I've never been a fan of soap operas, but as I worked out on a stationary bike the other day, a co-worker happened to be watching "Guiding Light."
It was the last episode of that 72-year-old series — a bad time to become engrossed, so I plugged in my MP3 player instead.
But I got to thinking. How do you end a soap opera for good? Do all the problems resolve themselves? Are all the secrets revealed, the paternity issues settled? Does everyone go away happy? Soap operas thrive on being able to perpetuate problems, not on finding solutions.
Which makes them a lot like recessions.
The toughest part of recessions is that they always put pressure on governments to do exactly the wrong thing — perpetuating the problem.

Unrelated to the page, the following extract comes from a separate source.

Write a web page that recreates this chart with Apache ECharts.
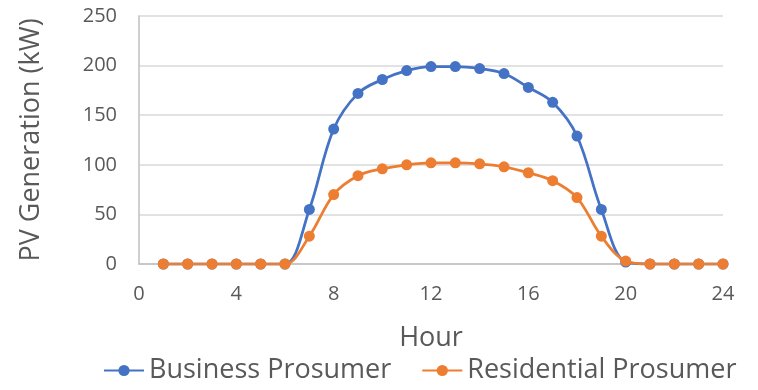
<!DOCTYPE html>
<html>
<head>
<meta charset="utf-8">
<script src="https://cdn.jsdelivr.net/npm/echarts@6/dist/echarts.min.js"></script>
<style>html,body{margin:0;padding:0;background:#fff}#c{width:758px;height:390px}</style>
</head>
<body>
<div id="c"></div>
<script>
const hours = [1,2,3,4,5,6,7,8,9,10,11,12,13,14,15,16,17,18,19,20,21,22,23,24];
const business = [0,0,0,0,0,0,55,136,172,186,195,199,199,197,192,178,163,129,55,2,0,0,0,0];
const residential = [0,0,0,0,0,0,28,70,89,96,100,102,102,101,98,92,84,67,28,3,0,0,0,0];
const seriesNames = ['Business Prosumer','Residential Prosumer'];
const xTicks = {min:0, max:24, interval:4};
const yTicks = {min:0, max:250, interval:50};

const font = 'Open Sans';
const txt = '#595959';
const chart = echarts.init(document.getElementById('c'), null, {renderer:'canvas'});
const pair = (vals) => hours.map((h,i)=>[h, vals[i]]);
chart.setOption({
  animation:false,
  grid:{left:139, right:35, top:16, bottom:126, containLabel:false},
  legend:{
    data:seriesNames, bottom:1, left:98, itemWidth:40, itemHeight:14, itemGap:30,
    textStyle:{fontFamily:font, fontSize:27, color:txt, padding:[0,0,0,0]}
  },
  xAxis:{
    type:'value', min:xTicks.min, max:xTicks.max, interval:xTicks.interval,
    name:'Hour', nameLocation:'middle', nameGap:61,
    nameTextStyle:{fontFamily:font, fontSize:27, color:txt},
    axisLine:{show:true, lineStyle:{color:'#bfbfbf', width:1.5}},
    axisTick:{show:false},
    axisLabel:{fontFamily:font, fontSize:20, color:txt, margin:20},
    splitLine:{show:false}
  },
  yAxis:{
    type:'value', min:yTicks.min, max:yTicks.max, interval:yTicks.interval,
    name:'PV Generation (kW)', nameLocation:'middle', nameGap:94, nameRotate:90,
    nameTextStyle:{fontFamily:font, fontSize:27, color:txt},
    axisLine:{show:true, lineStyle:{color:'#bfbfbf', width:1.5}},
    axisTick:{show:false},
    axisLabel:{fontFamily:font, fontSize:20, color:txt, margin:22},
    splitLine:{show:true, lineStyle:{color:'#d9d9d9', width:1.5}}
  },
  series:[
    {name:seriesNames[0], type:'line', data:pair(business), smooth:0.35,
     symbol:'circle', symbolSize:11, color:'#4472C4',
     lineStyle:{width:2.75, color:'#4472C4'}, itemStyle:{color:'#4472C4'}, z:2},
    {name:seriesNames[1], type:'line', data:pair(residential), smooth:0.35,
     symbol:'circle', symbolSize:11, color:'#ED7D31',
     lineStyle:{width:2.75, color:'#ED7D31'}, itemStyle:{color:'#ED7D31'}, z:3}
  ]
});
</script>
</body>
</html>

When a good share of the people are out of work, trying to make do without a raise — or with less money than the year before — and when businesses are struggling to turn profits while inventories linger, a tax increase would be the soap-opera equivalent of a betrayal.
And yet, at your local city hall or county government center or state capitol, politicians and bureaucrats are struggling to make do with less. Recessions always reduce income and sales taxes, but this one has the added bonus of significantly reducing home values, which puts a strain on property-tax receipts, too.

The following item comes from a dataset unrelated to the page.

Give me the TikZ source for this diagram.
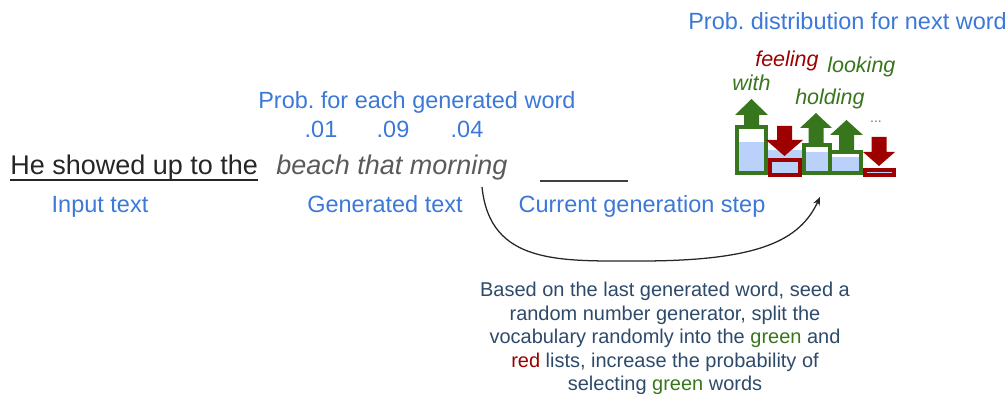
\documentclass[tikz,border=0pt]{standalone}
\usepackage{fontspec}
\setmainfont{Liberation Sans}
\frenchspacing
\usetikzlibrary{arrows.meta}
\definecolor{mblue}{HTML}{3C78D8}
\definecolor{mgreen}{HTML}{38761D}
\definecolor{mred}{HTML}{9E0000}
\definecolor{mlight}{HTML}{BAD2FA}
\definecolor{mnavy}{HTML}{2E4A6B}
\definecolor{mgray}{HTML}{5A5A5A}
\tikzset{txt/.style = {inner sep = 0, font = \fontsize{19.2}{23}\selectfont}}
\tikzset{lbl/.style = {inner sep = 0, text = mblue, font = \fontsize{16.7}{20}\selectfont}}
\tikzset{wrd/.style = {inner sep = 0, font = \fontsize{15.3}{18}\selectfont\itshape}}
\tikzset{gbar/.style = {draw = mgreen, line width = 2.8pt}}
\tikzset{rbar/.style = {draw = mred, line width = 2.8pt}}

\begin{document}
\begin{tikzpicture}[x=0.025cm, y=-0.025cm]
      \useasboundingbox (0, 0) rectangle (1008, 394);
      \node [lbl, anchor=base west] (title) at (688, 30) {Prob.\ distribution for next word};
      \node [lbl, anchor=base west] (probs) at (258, 109) {Prob.\ for each generated word};
      \node [lbl, anchor=base] (p1) at (321, 138) {.01};
      \node [lbl, anchor=base] (p2) at (393, 138) {.09};
      \node [lbl, anchor=base] (p3) at (467, 138) {.04};
      \node [txt, anchor=base west, text=black!85] (inp) at (10, 175) {He showed up to the};
      \node [txt, anchor=base west, text=mgray, font=\fontsize{19.2}{23}\selectfont\itshape] (gen) at (276, 175) {beach that morning};
      \draw [black!85, line width=1.1pt] ([yshift=-3.6pt]inp.base west) -- ([yshift=-3.6pt]inp.base east);
      \coordinate (blankL) at (540, 181);
      \coordinate (blankR) at (628, 181);
      \draw [black!75, line width=1.1pt] (blankL) -- (blankR);
      \node [lbl, anchor=base] (inlbl) at (100, 212) {Input text};
      \node [lbl, anchor=base] (genlbl) at (385, 212) {Generated text};
      \node [lbl, anchor=base] (steplbl) at (642, 212) {Current generation step};
      \fill [mlight] (768, 150) rectangle (802, 160);
      \fill [mlight] (737, 142) rectangle (766, 173);
      \fill [mlight] (770, 160) rectangle (800, 175);
      \fill [mlight] (804, 152) rectangle (830, 173);
      \fill [mlight] (830, 157) rectangle (861, 173);
      \fill [mlight] (865, 170) rectangle (894, 175);
      \draw [gbar] (737, 127) rectangle (766, 173);
      \draw [gbar] (804, 145) rectangle (830, 173);
      \draw [gbar] (830, 152) rectangle (861, 173);
      \draw [rbar] (770, 160) rectangle (800, 175);
      \draw [rbar] (865, 170) rectangle (894, 175);
      \foreach \l/\r/\t/\h/\s in {735/768/99/115/126, 800/832/113/128/144, 830/863/120/135/151}
        \fill [mgreen] (\l, \h) -- ({(\l+\r)/2}, \t) -- (\r, \h) -- ({(\l+\r)/2+7.5}, \h)
          -- ({(\l+\r)/2+7.5}, \s) -- ({(\l+\r)/2-7.5}, \s) -- ({(\l+\r)/2-7.5}, \h) -- cycle;
      \foreach \l/\r/\t/\h/\s in {766/803/156/140/126, 863/895/166/152/137}
        \fill [mred] (\l, \h) -- ({(\l+\r)/2}, \t) -- (\r, \h) -- ({(\l+\r)/2+7.5}, \h)
          -- ({(\l+\r)/2+7.5}, \s) -- ({(\l+\r)/2-7.5}, \s) -- ({(\l+\r)/2-7.5}, \h) -- cycle;
      \node [wrd, anchor=base west, text=mgreen] (with) at (732, 91) {with};
      \node [wrd, anchor=base west, text=mred] (feeling) at (755, 67) {feeling};
      \node [wrd, anchor=base west, text=mgreen] (looking) at (827, 73) {looking};
      \node [wrd, anchor=base west, text=mgreen] (holding) at (795, 105) {holding};
      \node [inner sep=0, text=black!55, font=\fontsize{10}{12}\selectfont] (dots) at (876, 122) {...};
      \node [inner sep=0, anchor=north, align=center, text=mnavy, font=\fontsize{14.2}{16.7}\selectfont] (note) at (665, 282)
        {Based on the last generated word, seed a\\ random number generator, split the\\
         vocabulary randomly into the \textcolor{mgreen}{green} and\\
         \textcolor{mred}{red} lists, increase the probability of\\
         selecting \textcolor{mgreen}{green} words};
      \coordinate (cstart) at (482, 187);
      \coordinate (cend) at (820, 197);
      \draw [-{Stealth[length=6pt, width=5pt]}, line width=0.9pt, black!85] (cstart)
        .. controls (490, 265) and (560, 261) .. (640, 261)
        .. controls (760, 261) and (800, 240) .. (cend);
    \end{tikzpicture}
\end{document}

I know what a lot of you are thinking right now. Two words: tough luck. Tell those government pencil pushers to get their fingers off our wallets and go find honest work.
Well … that makes for a good bumper sticker, and it sure works as a philosophy, so long as you don't venture too far from your own little world. But I'm seeing real people come through the door with real needs that only government can supply.

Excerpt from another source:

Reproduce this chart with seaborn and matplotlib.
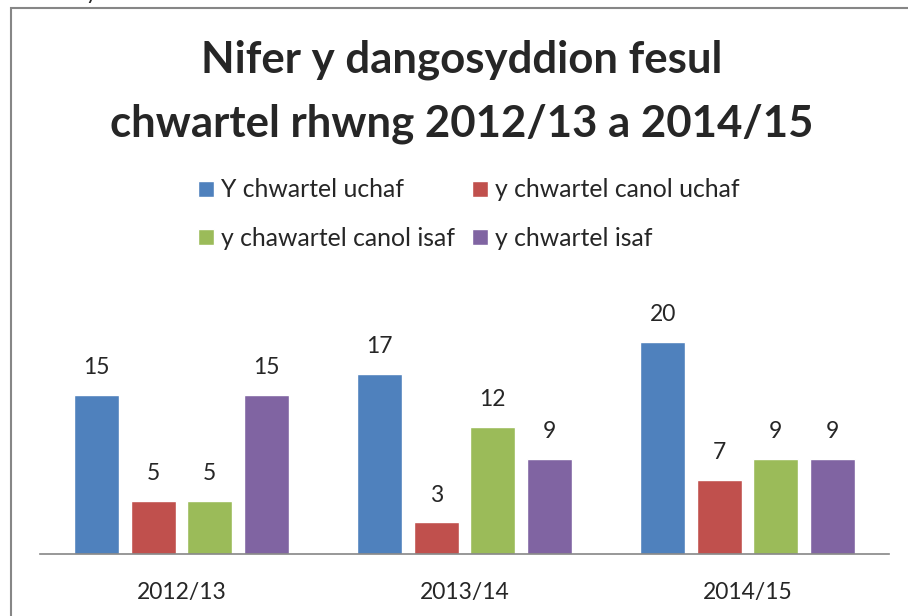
import pandas as pd
import seaborn as sns
import matplotlib.pyplot as plt
from matplotlib.patches import Rectangle

# === DANE ===
years = ["2012/13", "2013/14", "2014/15"]
series_names = ["Y chwartel uchaf", "y chwartel canol uchaf",
                "y chawartel canol isaf", "y chwartel isaf"]
uchaf = [15, 17, 20]
canol_uchaf = [5, 3, 7]
canol_isaf = [5, 12, 9]
isaf = [15, 9, 9]
colors = ["#4F81BD", "#C0504D", "#9BBB59", "#8064A2"]

rows = []
for name, vals in zip(series_names, [uchaf, canol_uchaf, canol_isaf, isaf]):
    for yr, v in zip(years, vals):
        rows.append({"Blwyddyn": yr, "Chwartel": name, "Nifer": v})
df = pd.DataFrame(rows)

sns.set_style("white")
plt.rcParams["font.family"] = ["Lato", "DejaVu Sans"]

W, H = 908, 616
fig = plt.figure(figsize=(W / 100, H / 100), dpi=100)
ax = fig.add_axes([40 / W, 1 - 554 / H, (889 - 40) / W, (554 - 290) / H])

sns.barplot(data=df, x="Blwyddyn", y="Nifer", hue="Chwartel",
            order=years, hue_order=series_names, palette=colors,
            width=0.8, gap=0.2, saturation=1, ax=ax, legend=True)

for cont in ax.containers:
    ax.bar_label(cont, padding=12, fontsize=16.5)

ax.set_ylim(0, (554 - 290) / 10.6)
ax.set_xlim(-0.5, 2.5)
ax.set_xlabel("")
ax.set_ylabel("")
ax.set_yticks([])
ax.tick_params(axis="x", length=0, labelsize=16.5, pad=20)
for s in ["top", "right", "left"]:
    ax.spines[s].set_visible(False)
ax.spines["bottom"].set_color("#868686")
ax.spines["bottom"].set_linewidth(1.2)

# legenda wierszami (2 kolumny)
handles, labels = ax.get_legend_handles_labels()
ax.get_legend().remove()
idx = [0, 2, 1, 3]
fig.legend([handles[i] for i in idx], [labels[i] for i in idx],
           loc="center", bbox_to_anchor=(469 / W, 1 - 214 / H),
           ncol=2, frameon=False, fontsize=17.8, handlelength=0.62,
           handleheight=0.62, handletextpad=0.3, columnspacing=0.7,
           labelspacing=1.02)

fig.text(462 / W, 1 - 92 / H, "Nifer y dangosyddion fesul\nchwartel rhwng 2012/13 a 2014/15",
         ha="center", va="center", fontsize=31.5, fontweight="bold",
         linespacing=1.7)

# ramka wykresu
fig.patches.append(Rectangle((10.5 / W, -0.05), 1.2, 1 - 8.5 / H + 0.05,
                             transform=fig.transFigure, fill=False,
                             edgecolor="#868686", linewidth=1.5))
fig.text(0.02, 1.012, "Ofali Cymru.", fontsize=16, va="center", ha="left")

fig.savefig("out.png", dpi=100)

Like the foster mother from Brigham City who visited the editorial board last week with a toddler in tow. The little girl was born with a methamphetamine addiction, thanks to a mother who used the stuff all through her pregnancy. The state gives foster parents $15 a day, which is about $100 less than it takes to support her each month. And now some lawmakers want to give less.
And like the Salt Lake City police and fire departments, which desperately need a new headquarters and emergency-operations center. Voters soon will get a chance to decide whether to raise property taxes by $75 a year, on average, to do this. In my opinion, they should. But that won't be easy.